Of September’s crop of suggestions, the one that intrigued me most was the request that I talk about what occultists call the mental plane, and in particular, on the hygiene appropriate to the mental plane. It didn’t get the largest number of votes -- that went to Max Weber’s notion that “the disenchantment of the world” is a central fact of modernity, and my suggestion that he was wrong and we labor under a malign enchantment that makes most people think the world is less magical than it is. Once that was out of the way, however, the hygiene of the mental plane was an obvious next step. (Well, the next after I finished up June’s list with last month’s essay on the novels of Hermann Hesse.) So here we are, and here we go.
We’ll start with some basics. Scientific materialists, as I think most of my readers are aware, are burdened with the superstitious belief that only matter and energy actually exist, and all the other things that human beings experience are “epiphenomena” of matter and energy. To occultists -- and of course to the vast majority of human beings in the vast majority of societies throughout human history -- the universe is far richer and more interesting than that.

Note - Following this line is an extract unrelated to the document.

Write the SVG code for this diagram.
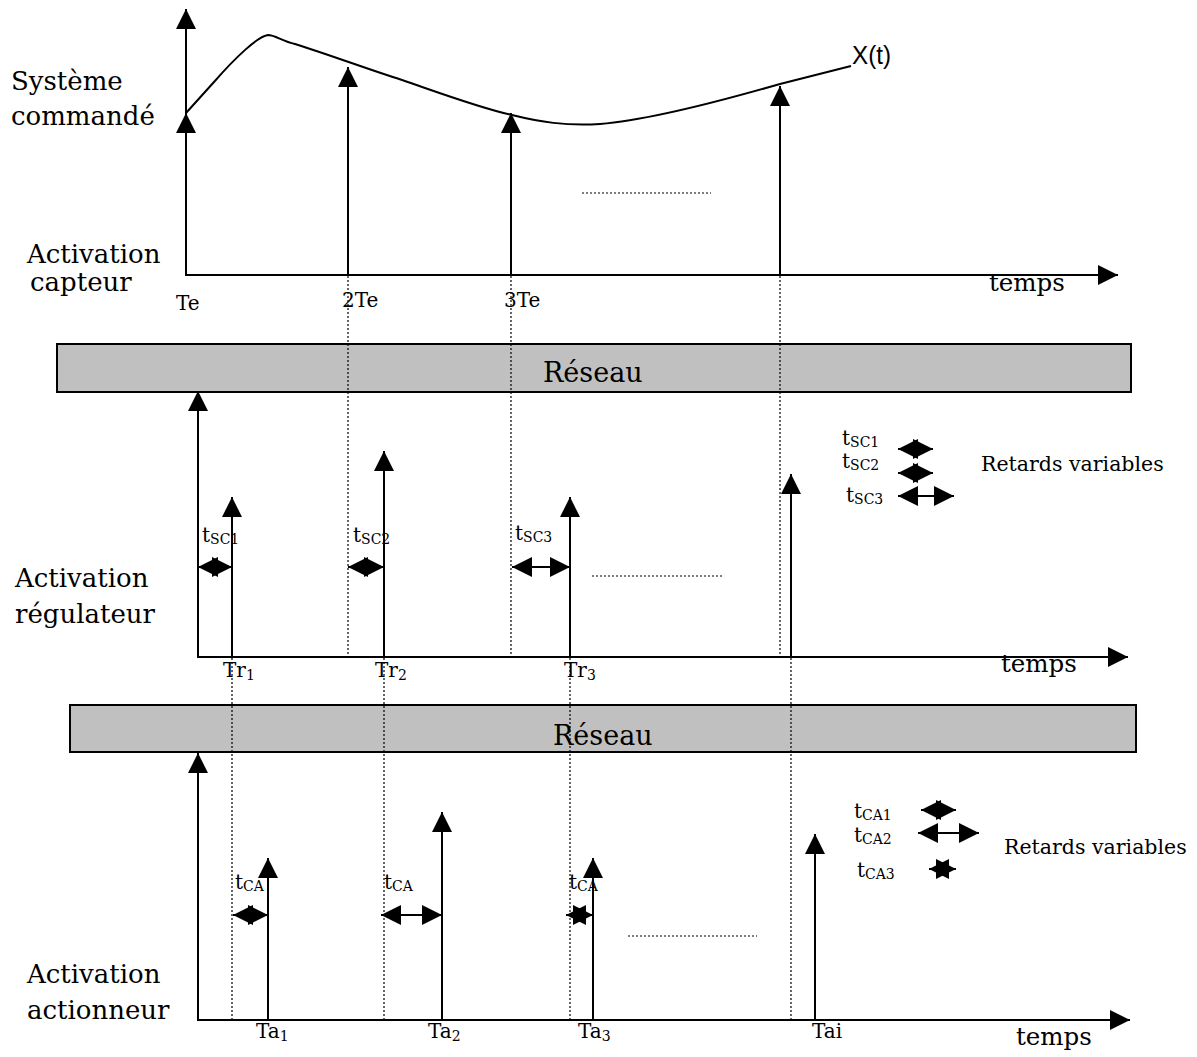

In occult philosophy we identify the realm of matter and energy that scientists study as the material plane, the lowest (metaphorically speaking) and densest of seven planes which make up the part of the universe that human beings deal with. The three planes immediately above the material plane are, in order, the etheric, astral, and mental planes. The etheric plane is the plane of life force; the astral plane is the plane of concrete consciousness; and the mental plane is the plane of abstract consciousness. There are three planes beyond the mental plane -- the spiritual, causal, and divine planes -- but those are above the reach of human consciousness at our present state of evolution and we don’t have to concern ourselves with them right now.
Each of us has a distinct part of ourselves on each of the four planes. We have material bodies -- that’s the body of flesh and bone and sticky stuff that anatomists study. We have etheric bodies -- that’s the body of life force, which has its own structures, organs, and channels, and also extends into an egg-shaped area extending about three feet from the body, which is called the aura. We have astral bodies -- that’s the body of thoughts and feelings, which you perceive every time you notice your own emotional state and which governs what you see in your dreams; it has its own vortices and currents, though it’s not as precisely structured as the physical and etheric bodies.
We don’t yet have mental bodies. We have what’s called a mental sheath, a rudimentary structure made of the substance of the mental plane, and which in the course of further evolution will eventually turn into the first and simplest form of mental body. Once that happens, the real work begins. Think of the long evolutionary journey that was necessary to go from simple single-celled organisms to blue whales and giant sequoias; that’s the scale of the evolutionary journey we have waiting for us once we finish evolving a mental body. (We’ve already passed through similar evolutionary journeys in the course of evolving our material, etheric, and astral bodies, so that’s less overwhelming a challenge than it might seem.)
As a conscious being, you perceive each of the three planes where you’ve evolved a body. You perceive the material plane through your ordinary senses; that’s what those are for. You perceive the etheric plane through another set of senses, which most cultures have no trouble dealing with but which make a lot of people in our culture freak out. Call them the psychic senses if you like, or the etheric senses if you’d rather. In most people they’re about as well developed as your senses of sight, hearing, touch, taste, and smell would be if you’d been systematically taught to ignore them while you were growing up. Like any other human ability, they can be developed through exercises; W.E. Butler’s useful book How to See the Aura, Practice Psychometry, Telepathy, and Clairvoyance is a good starting place if you’re interested in that.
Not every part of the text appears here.